RON SACHS, PRESIDENT
Mama, don't let your babies grow up to be newsies (with apologies to Willie Nelson).
Unlike the golden eras of the past, today's terribly changed news media push into a gory new frontier. We may be witnessing the death of aggressive enterprise journalism that protects a free society.
Corporate media layoffs, buyouts and reductions in force reflect a tough economic climate for news organizations.
The result is fewer experienced reporters asking probing questions of our leaders and institutions. Translation: dangerous potential exists for an unchecked era of chicanery and corruption.
In this capital city, where many of Florida's daily newspapers can take pride in having long-established bureaus, the cutting and gutting registers in a regular body count -- akin to a serial killing of the watchdog function our media perform.
As our news media lose their ability to cover the daily events and emerging trends of the state's three branches of government and other key institutions, the political forces seeking to influence them will win their narrow, special-interest agendas. That is a threat to our very democracy.

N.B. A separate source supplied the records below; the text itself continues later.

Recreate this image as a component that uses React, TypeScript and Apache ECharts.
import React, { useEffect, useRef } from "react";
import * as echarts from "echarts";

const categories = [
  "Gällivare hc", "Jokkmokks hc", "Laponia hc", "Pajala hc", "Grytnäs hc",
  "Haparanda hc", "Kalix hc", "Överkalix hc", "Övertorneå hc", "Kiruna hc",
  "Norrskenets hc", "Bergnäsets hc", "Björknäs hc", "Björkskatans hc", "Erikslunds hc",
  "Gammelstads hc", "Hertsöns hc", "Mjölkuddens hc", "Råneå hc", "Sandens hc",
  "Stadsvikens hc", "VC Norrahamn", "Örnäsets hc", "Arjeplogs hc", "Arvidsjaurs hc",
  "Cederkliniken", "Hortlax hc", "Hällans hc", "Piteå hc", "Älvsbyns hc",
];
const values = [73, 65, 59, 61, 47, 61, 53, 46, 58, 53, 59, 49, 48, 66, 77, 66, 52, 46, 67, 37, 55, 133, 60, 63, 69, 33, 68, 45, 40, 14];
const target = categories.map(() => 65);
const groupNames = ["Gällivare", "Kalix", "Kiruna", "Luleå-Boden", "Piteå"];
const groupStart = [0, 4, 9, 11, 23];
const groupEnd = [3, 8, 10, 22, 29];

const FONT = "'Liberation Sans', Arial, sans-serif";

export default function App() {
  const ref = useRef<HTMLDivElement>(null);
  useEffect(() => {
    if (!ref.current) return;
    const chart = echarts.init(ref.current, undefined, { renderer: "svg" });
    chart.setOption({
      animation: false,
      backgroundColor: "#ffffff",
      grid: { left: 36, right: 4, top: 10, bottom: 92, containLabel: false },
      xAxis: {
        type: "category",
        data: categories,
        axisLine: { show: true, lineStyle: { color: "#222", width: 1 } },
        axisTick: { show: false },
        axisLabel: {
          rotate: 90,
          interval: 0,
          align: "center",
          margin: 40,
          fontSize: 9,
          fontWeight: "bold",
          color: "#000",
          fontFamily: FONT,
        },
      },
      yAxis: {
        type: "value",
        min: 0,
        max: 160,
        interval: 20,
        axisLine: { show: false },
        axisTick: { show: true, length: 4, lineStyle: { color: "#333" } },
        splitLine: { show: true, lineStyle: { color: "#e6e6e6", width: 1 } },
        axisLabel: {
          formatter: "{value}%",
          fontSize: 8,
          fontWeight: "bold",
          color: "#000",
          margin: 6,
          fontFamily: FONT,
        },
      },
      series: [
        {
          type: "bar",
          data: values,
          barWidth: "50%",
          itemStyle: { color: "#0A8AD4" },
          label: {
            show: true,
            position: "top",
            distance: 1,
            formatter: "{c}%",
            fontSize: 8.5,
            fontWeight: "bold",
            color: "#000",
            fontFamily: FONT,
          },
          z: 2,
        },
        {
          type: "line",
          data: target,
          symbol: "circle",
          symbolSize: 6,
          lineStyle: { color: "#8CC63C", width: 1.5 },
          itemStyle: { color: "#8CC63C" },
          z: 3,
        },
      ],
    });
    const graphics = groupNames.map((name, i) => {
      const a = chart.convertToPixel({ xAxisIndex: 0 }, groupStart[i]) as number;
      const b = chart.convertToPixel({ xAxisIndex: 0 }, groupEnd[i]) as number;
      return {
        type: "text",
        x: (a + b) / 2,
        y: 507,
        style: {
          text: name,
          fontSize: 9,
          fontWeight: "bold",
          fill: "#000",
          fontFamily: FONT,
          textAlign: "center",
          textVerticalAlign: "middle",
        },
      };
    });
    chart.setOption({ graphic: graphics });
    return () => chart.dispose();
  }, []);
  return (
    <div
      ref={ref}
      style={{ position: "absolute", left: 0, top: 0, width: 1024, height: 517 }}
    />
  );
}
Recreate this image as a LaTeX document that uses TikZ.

Before it's too late, here's one solution: Create a "super bureau" in which multiple news organizations share their dwindling resources to better cover the political/power scene. The competition factor -- a mixed bag in capital journalism -- should give way to a creative, coordinated and cooperative new ability to get the job done, together.
This idea isn't radical -- but it is practical. The use of "pool" reporters and photographers who share what they get with rival journalists is not uncommon in selective situations, such as presidential news conferences and campaign reporting. Now, it is time to standardize it -- rather than witness the atrophy of capital media's muscle.
Sharing costs and responsibilities would mean the few remaining reporters in the Florida Capital Press Corps wouldn't all cover the same news conferences or stories every day, which often has produced only multiple versions of the same canned news.
But deploying those reporters to cover different stories means all media -- and the public -- would better be covered where it matters most. And some new enterprise journalism might emerge.
There is modern precedent. Back in 1994, multiple Florida newspapers and TV stations collaborated in the "Voices of Florida" project to cover a spirited governor's race (Lawton Chiles versus Jeb Bush). Though aspects of this coverage were controversial (at least one newspaper opted out rather than be part of what it called a "cabal"), the coverage was aggressive and comprehensive.
After the 2000 presidential election debacle in Florida, news organizations cooperated again in a noble effort to analyze what went wrong. The outcome was a proud body of work for journalism.
The harsh fiscal realities in media today make the super capital bureau a near necessity. Staffed by reporters from various news organizations, it may be the only way to vigorously ask the tough questions and cover the news that impacts nearly 19 million people.
The journalists themselves would likely prefer working together in a strong and effective news bureau rather than feigning competition in a shrinking press corps. The bureau chief's responsibility could rotate among the journalists whose pursuit of the truth is the best hope for this idea actually working.
So, let this plan emerge now, before the Capital Press Corps is reduced to a press corpse. If it can work here, in Florida's capital, perhaps it might work in other markets and capitals. The captains of the media industry must care as much about the bottom line of journalism as their profits -- and the super bureau's funding and survival is one way to ensure both improve.
The number "30" was affixed to the end of a news story in newsrooms of old. Let's hope, for the sake of Florida, that there is more, not a "30," to the ongoing work of our Capital Press Corps.